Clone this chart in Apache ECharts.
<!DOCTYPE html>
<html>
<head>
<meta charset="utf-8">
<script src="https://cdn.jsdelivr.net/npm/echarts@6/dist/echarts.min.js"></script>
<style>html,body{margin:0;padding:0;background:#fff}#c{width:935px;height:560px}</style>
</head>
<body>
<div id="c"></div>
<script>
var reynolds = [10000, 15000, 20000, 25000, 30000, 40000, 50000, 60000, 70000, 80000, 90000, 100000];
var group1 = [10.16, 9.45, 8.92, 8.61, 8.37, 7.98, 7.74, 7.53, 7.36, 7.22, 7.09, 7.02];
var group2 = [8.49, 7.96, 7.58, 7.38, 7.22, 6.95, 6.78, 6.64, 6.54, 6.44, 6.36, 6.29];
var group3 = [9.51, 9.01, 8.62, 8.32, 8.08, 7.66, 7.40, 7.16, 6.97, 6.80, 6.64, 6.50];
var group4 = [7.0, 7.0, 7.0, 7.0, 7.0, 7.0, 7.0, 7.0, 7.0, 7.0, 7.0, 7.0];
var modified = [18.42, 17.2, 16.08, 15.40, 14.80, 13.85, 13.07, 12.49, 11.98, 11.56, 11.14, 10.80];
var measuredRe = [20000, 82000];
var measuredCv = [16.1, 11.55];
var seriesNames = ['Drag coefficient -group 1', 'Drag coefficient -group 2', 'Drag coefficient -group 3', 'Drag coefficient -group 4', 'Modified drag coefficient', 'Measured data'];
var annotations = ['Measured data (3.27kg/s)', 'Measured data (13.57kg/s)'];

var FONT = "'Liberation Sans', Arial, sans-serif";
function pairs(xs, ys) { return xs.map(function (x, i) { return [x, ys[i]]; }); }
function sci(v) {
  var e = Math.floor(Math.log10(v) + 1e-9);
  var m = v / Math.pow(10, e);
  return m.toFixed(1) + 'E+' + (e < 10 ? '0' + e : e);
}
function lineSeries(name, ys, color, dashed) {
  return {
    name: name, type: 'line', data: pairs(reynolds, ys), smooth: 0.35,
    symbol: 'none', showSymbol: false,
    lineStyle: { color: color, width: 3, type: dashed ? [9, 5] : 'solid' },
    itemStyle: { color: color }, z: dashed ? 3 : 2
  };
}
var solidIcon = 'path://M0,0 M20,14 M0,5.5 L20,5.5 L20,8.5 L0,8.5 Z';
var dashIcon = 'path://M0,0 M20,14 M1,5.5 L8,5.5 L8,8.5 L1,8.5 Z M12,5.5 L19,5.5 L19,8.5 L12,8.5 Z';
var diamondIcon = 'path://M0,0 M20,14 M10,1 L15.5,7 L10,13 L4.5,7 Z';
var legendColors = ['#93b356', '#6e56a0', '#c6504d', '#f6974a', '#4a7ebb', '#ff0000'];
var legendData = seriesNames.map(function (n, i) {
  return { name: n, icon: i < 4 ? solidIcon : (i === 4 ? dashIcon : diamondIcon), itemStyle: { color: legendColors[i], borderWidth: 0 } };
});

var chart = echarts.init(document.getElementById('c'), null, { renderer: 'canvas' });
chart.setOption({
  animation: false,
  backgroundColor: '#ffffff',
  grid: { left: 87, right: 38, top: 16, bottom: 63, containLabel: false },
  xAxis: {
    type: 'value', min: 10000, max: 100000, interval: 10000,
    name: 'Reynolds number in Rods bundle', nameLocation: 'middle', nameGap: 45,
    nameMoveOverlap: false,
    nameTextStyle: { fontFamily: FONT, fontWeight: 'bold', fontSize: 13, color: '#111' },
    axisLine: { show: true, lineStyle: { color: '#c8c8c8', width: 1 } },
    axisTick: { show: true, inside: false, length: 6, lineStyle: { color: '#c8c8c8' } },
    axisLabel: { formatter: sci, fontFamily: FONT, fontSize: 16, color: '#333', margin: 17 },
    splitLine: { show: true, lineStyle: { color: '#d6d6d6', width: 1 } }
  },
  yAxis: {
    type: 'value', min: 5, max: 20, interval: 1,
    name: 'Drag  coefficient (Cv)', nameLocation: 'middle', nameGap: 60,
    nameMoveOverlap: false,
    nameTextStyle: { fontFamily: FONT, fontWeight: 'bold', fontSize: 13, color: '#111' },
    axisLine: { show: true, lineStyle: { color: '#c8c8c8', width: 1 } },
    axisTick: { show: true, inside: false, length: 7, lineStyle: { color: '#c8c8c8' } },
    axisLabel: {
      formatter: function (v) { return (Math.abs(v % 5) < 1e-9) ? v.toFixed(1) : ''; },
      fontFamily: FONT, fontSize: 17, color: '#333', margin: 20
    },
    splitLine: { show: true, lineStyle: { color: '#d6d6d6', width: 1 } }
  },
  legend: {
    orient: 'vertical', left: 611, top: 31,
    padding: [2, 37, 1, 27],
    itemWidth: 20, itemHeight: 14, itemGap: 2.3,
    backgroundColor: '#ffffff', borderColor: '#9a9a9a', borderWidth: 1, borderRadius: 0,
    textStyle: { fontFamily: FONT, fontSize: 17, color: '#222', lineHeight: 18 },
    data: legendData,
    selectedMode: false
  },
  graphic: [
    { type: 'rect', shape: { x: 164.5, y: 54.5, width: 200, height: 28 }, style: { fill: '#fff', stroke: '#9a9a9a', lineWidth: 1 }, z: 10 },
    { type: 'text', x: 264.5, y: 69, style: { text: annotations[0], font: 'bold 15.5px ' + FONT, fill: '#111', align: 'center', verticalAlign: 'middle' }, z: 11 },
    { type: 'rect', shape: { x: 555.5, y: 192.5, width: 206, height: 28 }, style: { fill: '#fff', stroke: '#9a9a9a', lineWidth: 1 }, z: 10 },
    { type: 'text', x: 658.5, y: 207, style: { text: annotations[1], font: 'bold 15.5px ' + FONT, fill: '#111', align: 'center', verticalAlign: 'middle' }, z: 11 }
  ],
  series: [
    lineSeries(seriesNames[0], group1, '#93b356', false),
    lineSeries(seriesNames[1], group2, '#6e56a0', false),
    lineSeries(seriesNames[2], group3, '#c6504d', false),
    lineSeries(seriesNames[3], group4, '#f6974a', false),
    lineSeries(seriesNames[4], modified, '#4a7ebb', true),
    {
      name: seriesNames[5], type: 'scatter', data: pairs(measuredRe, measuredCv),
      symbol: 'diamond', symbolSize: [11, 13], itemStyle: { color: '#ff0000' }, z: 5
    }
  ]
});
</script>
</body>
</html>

__Exercise instructions__: Take the lines above from the first through the one containing "var annotations = ['Measured" and reproduce them exactly; include nothing else.

__Reply__:
Clone this chart in Apache ECharts.
<!DOCTYPE html>
<html>
<head>
<meta charset="utf-8">
<script src="https://cdn.jsdelivr.net/npm/echarts@6/dist/echarts.min.js"></script>
<style>html,body{margin:0;padding:0;background:#fff}#c{width:935px;height:560px}</style>
</head>
<body>
<div id="c"></div>
<script>
var reynolds = [10000, 15000, 20000, 25000, 30000, 40000, 50000, 60000, 70000, 80000, 90000, 100000];
var group1 = [10.16, 9.45, 8.92, 8.61, 8.37, 7.98, 7.74, 7.53, 7.36, 7.22, 7.09, 7.02];
var group2 = [8.49, 7.96, 7.58, 7.38, 7.22, 6.95, 6.78, 6.64, 6.54, 6.44, 6.36, 6.29];
var group3 = [9.51, 9.01, 8.62, 8.32, 8.08, 7.66, 7.40, 7.16, 6.97, 6.80, 6.64, 6.50];
var group4 = [7.0, 7.0, 7.0, 7.0, 7.0, 7.0, 7.0, 7.0, 7.0, 7.0, 7.0, 7.0];
var modified = [18.42, 17.2, 16.08, 15.40, 14.80, 13.85, 13.07, 12.49, 11.98, 11.56, 11.14, 10.80];
var measuredRe = [20000, 82000];
var measuredCv = [16.1, 11.55];
var seriesNames = ['Drag coefficient -group 1', 'Drag coefficient -group 2', 'Drag coefficient -group 3', 'Drag coefficient -group 4', 'Modified drag coefficient', 'Measured data'];
var annotations = ['Measured data (3.27kg/s)', 'Measured data (13.57kg/s)'];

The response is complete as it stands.